Auch das Vorbringen des Klägers, ihm seien zum Zeitpunkt seiner Registrierung als Nutzer die Standardeinstellungen auf der F.-Plattform nicht bekannt gewesen, rechtfertigt nicht die Annahme, die Beklagte habe gegen ihr obliegende Schutzpflichten verstoßen. Denn die Beklagte durfte und musste davon ausgehen, dass dem Kläger bekannt ist, dass sein Name, sein Geschlecht und sein Benutzername für jedermann abrufbar ist und hatte daher keine Veranlassung, diese Daten vor der Erhebung durch Dritte zu schützen. Die Beklagte hat nämlich den Kläger, bevor dieser sich auf der F.-Plattform registrieren konnte, auf ihre Datenverwendungsrichtlinien hingewiesen und der Kläger hat vor seiner Registrierung bestätigt, diese gelesen zu haben. Die seinerzeit maßgeblichen Datenverwendungsrichtlinien der Beklagten enthielten die Information, dass u.a. der Name, das Geschlecht und der Nutzername des Nutzers immer öffentlich zugänglich sind und also von jeder Person gesehen werden kann.
Der von den Scrapern unter Nutzung des Kontakt-Importers der F.-Plattform hergestellte Abgleich zwischen der von ihnen hochgeladenen Telefonnummer des Klägers mit seinem F.-Konto stellt zwar eine Verarbeitung i.S.d. DS-GVO dar. Jedoch war die Beklagte nicht verpflichtet, das F.-Konto des Klägers vor dessen Auffinden über die Telefonnummer des Klägers zu schützen, da der von den Scrapern hergestellte Abgleich als solcher nicht unbefugt bzw. unrechtmäßig war.

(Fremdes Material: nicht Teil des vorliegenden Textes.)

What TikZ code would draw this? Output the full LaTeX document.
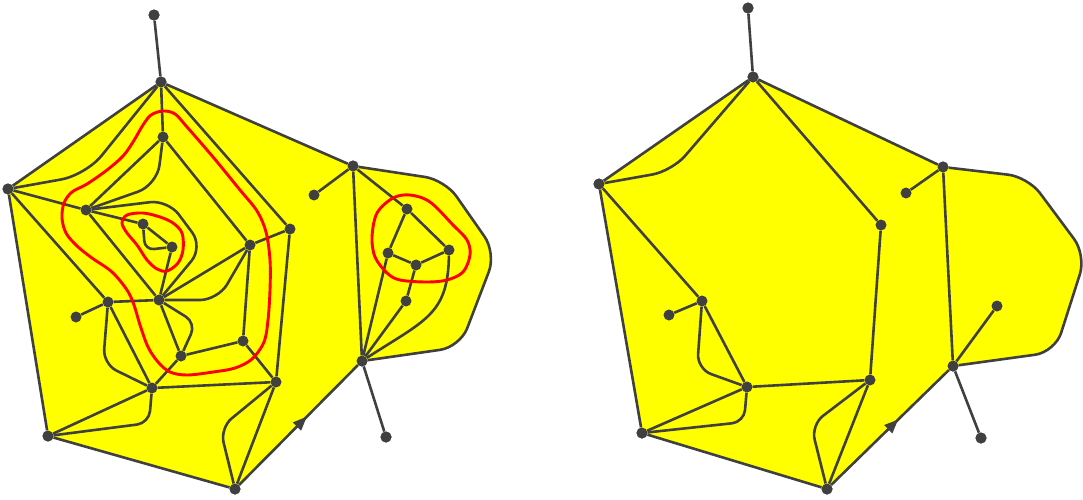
\documentclass[tikz,border=0pt]{standalone}
\usetikzlibrary{arrows.meta,decorations.markings}
\definecolor{dg}{RGB}{64,64,64}
\definecolor{yl}{RGB}{255,255,0}
\definecolor{rd}{RGB}{255,0,0}
\begin{document}
\begin{tikzpicture}[x=1pt,y=-1pt,
  dot/.style={circle,fill=dg,inner sep=0pt,minimum size=11pt},
  edge/.style={draw=dg,line width=2.6pt,line join=round},
  redline/.style={draw=rd,line width=2.9pt},
  midarrow/.style={postaction={decorate,decoration={markings,
      mark=at position 0.57 with {\arrow{Triangle[length=14pt,width=11pt]}}}}}]
\useasboundingbox (0,0) rectangle (1083,499);
% ---------- left diagram nodes ----------
\node[dot] (T0) at (154,15) {};
\node[dot] (A) at (161,82) {};
\node[dot] (B) at (163,137) {};
\node[dot] (L) at (8,189) {};
\node[dot] (C) at (86,210) {};
\node[dot] (D) at (143,224) {};
\node[dot] (E) at (172,247) {};
\node[dot] (F) at (250,245) {};
\node[dot] (G) at (290,229) {};
\node[dot] (H) at (159,300) {};
\node[dot] (I) at (108,302) {};
\node[dot] (Il) at (76,317) {};
\node[dot] (J) at (181,356) {};
\node[dot] (K) at (243,341) {};
\node[dot] (M) at (152,388) {};
\node[dot] (N) at (276,382) {};
\node[dot] (P) at (48,436) {};
\node[dot] (Q) at (235,489) {};
\node[dot] (R) at (353,166) {};
\node[dot] (Rl) at (314,195) {};
\node[dot] (S) at (407,209) {};
\node[dot] (U) at (388,253) {};
\node[dot] (V) at (416,265) {};
\node[dot] (W) at (449,250) {};
\node[dot] (X) at (406,301) {};
\node[dot] (Y) at (362,361) {};
\node[dot] (Yl) at (386,437) {};
% ---------- right diagram nodes ----------
\node[dot] (rT) at (748,8) {};
\node[dot] (rA) at (753,77) {};
\node[dot] (rL) at (599,184) {};
\node[dot] (rR) at (943,167) {};
\node[dot] (rRl) at (906,193) {};
\node[dot] (rG) at (881,225) {};
\node[dot] (rI) at (702,301) {};
\node[dot] (rIl) at (669,315) {};
\node[dot] (rM) at (747,387) {};
\node[dot] (rN) at (870,380) {};
\node[dot] (rP) at (642,433) {};
\node[dot] (rQ) at (827,489) {};
\node[dot] (rY) at (953,366) {};
\node[dot] (rYu) at (997,306) {};
\node[dot] (rYl) at (981,438) {};
% ---------- yellow faces ----------
\fill[yl] (L.center) -- (A.center) -- (R.center) [rounded corners=20pt] -- (445,180) -- (496,253) -- (460,347) [sharp corners] -- (Y.center) -- (Q.center) -- (P.center) -- cycle;
\fill[yl] (rL.center) -- (rA.center) -- (rR.center) [rounded corners=20pt] -- (1028,177) -- (1086,255) -- (1055,352) [sharp corners] -- (rY.center) -- (rQ.center) -- (rP.center) -- cycle;
% ---------- left edges ----------
\draw[edge] (T0)--(A) (A)--(L) (A)--(B) (A)--(G) (A)--(R)
  (L)--(C) (L)--(I) (L)--(P) (B)--(C) (B)--(F) (C)--(D) (C)--(H)
  (D)--(E) (E)--(H) (F)--(G) (F)--(H) (F)--(K) (G)--(N) (H)--(I) (H)--(J)
  (I)--(Il) (I)--(M) (J)--(K) (J)--(M) (K)--(N) (M)--(N) (M)--(P) (N)--(Q)
  (P)--(Q) (R)--(Rl) (R)--(S) (R)--(Y) (S)--(U) (S)--(W) (U)--(V) (U)--(Y)
  (V)--(W) (V)--(X) (X)--(Y) (Y)--(Yl);
\draw[edge,midarrow] (Q) -- (Y);
\draw[edge,rounded corners=20pt] (R) -- (445,180) -- (496,253) -- (460,347) -- (Y);
\draw[edge,rounded corners=25pt] (A) -- (86,175) -- (L);
\draw[edge,rounded corners=20pt] (B) -- (157,185) -- (C);
\draw[edge,rounded corners=18pt] (C) -- (168,200) -- (203,247) -- (H);
\draw[edge,rounded corners=9pt] (D) -- (145,250) -- (E);
\draw[edge,rounded corners=18pt] (F) -- (218,300) -- (H);
\draw[edge,rounded corners=12pt] (H) -- (196,323) -- (J);
\draw[edge,rounded corners=15pt] (I) -- (103,364) -- (M);
\draw[edge,rounded corners=12pt] (M) -- (149,423) -- (P);
\draw[edge,rounded corners=15pt] (N) -- (220,428) -- (Q);
\draw[edge] (W) .. controls (448,315) and (425,320) .. (Y);
% ---------- right edges ----------
\draw[edge] (rT)--(rA) (rA)--(rL) (rA)--(rG) (rA)--(rR) (rR)--(rRl) (rR)--(rY)
  (rL)--(rP) (rL)--(rI) (rI)--(rIl) (rI)--(rM) (rM)--(rN) (rM)--(rP)
  (rN)--(rG) (rN)--(rQ) (rP)--(rQ) (rY)--(rYu) (rY)--(rYl);
\draw[edge,midarrow] (rQ) -- (rY);
\draw[edge,rounded corners=20pt] (rR) -- (1028,177) -- (1086,255) -- (1055,352) -- (rY);
\draw[edge,rounded corners=20pt] (rA) -- (672,171) -- (rL);
\draw[edge,rounded corners=15pt] (rI) -- (697,369) -- (rM);
\draw[edge,rounded corners=12pt] (rM) -- (744,422) -- (rP);
\draw[edge,rounded corners=15pt] (rN) -- (811,425) -- (rQ);
% ---------- red curves ----------
\draw[redline] plot[smooth cycle,tension=0.55] coordinates {
 (163,111) (175,114) (187,127) (213,157) (240,190) (257,211) (266,232) (270,260)
 (270,290) (268,320) (264,342) (252,359) (235,368) (213,372) (187,375) (170,372)
 (158,362) (148,347) (140,325) (134,305) (127,290) (112,272) (92,258) (77,246)
 (66,233) (62,218) (64,203) (72,192) (87,184) (107,170) (123,156) (133,142)
 (143,125) (151,115)};
\draw[redline] plot[smooth cycle,tension=0.55] coordinates {
 (122,223) (127,215) (143,213) (160,217) (173,223) (182,233) (183,250) (178,263)
 (167,271) (157,269) (147,260) (137,245) (127,233)};
\draw[redline] plot[smooth cycle,tension=0.55] coordinates {
 (377,213) (393,198) (410,195) (430,202) (453,225) (467,240) (470,255) (463,272)
 (447,280) (427,282) (400,280) (387,273) (375,257) (372,237)};
% dots on top
\foreach \n in {T0,A,B,L,C,D,E,F,G,H,I,Il,J,K,M,N,P,Q,R,Rl,S,U,V,W,X,Y,Yl,
  rT,rA,rL,rR,rRl,rG,rI,rIl,rM,rN,rP,rQ,rY,rYu,rYl}
  \fill[dg] (\n.center) circle (5.5pt);
\end{tikzpicture}
\end{document}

Der Kläger hat der Beklagten seine Telefonnummer bereitgestellt, die die Beklagte im Rahmen der SuchbarkeitsEinstellungen verwendete, um festzulegen, welche Personen das F.-Konto des Klägers anhand dessen Telefonnummer finden können, nämlich alle Personen. Der von den Scrapern veranlasste Abgleich war folglich jeder Person, die – wie die Scraper – über die Telefonnummer des Klägers verfügte, möglich und ist damit nicht unbefugt bzw. unrechtmäßig.
Dass dem Kläger nach seinem Vorbringen nicht bekannt war, dass alle Personen über seine Telefonnummer sein F.- Konto finden, hat nicht zur Folge, dass die Beklagte verpflichtet war, Schutzmaßnahmen zu ergreifen, die das F.-Konto des Klägers vor einem Auffinden über seine Telefonnummer schützen. Denn die Beklagte musste annehmen, dass dem Kläger bekannt ist, dass sein F.-Konto über seine Telefonnummer für jedermann aufzufinden ist. Der Kläger nämlich hat vor seiner Registrierung bestätigt, die Datenverwendungsrichtlinien der Beklagten gelesen zu haben. Diese enthalten unter der Überschrift „Auffinden deiner Person auf F.“ die Information, dass es die Beklagte allen Personen, die über die Telefonnummer des F.-Nutzers verfügen, gestattet, den Nutzer auf F. zu finden. Weiter heißt es, dass der Nutzer über seine Privatsphäre-Einstellungen auswählen kann, wer mithilfe der Telefonnummer des Nutzers nach diesem suchen kann. Der Kläger hatte es also in der Hand, unter Zuhilfenahme des jedem Nutzer der F.-Plattform zugänglichen Hilfebereichs die Suchbarkeits-Einstellungen für sein F.-Konto zu ändern und dahin anzupassen, dass nicht alle Personen, die seine Telefonnummer hochladen, sein F.-Konto auffinden.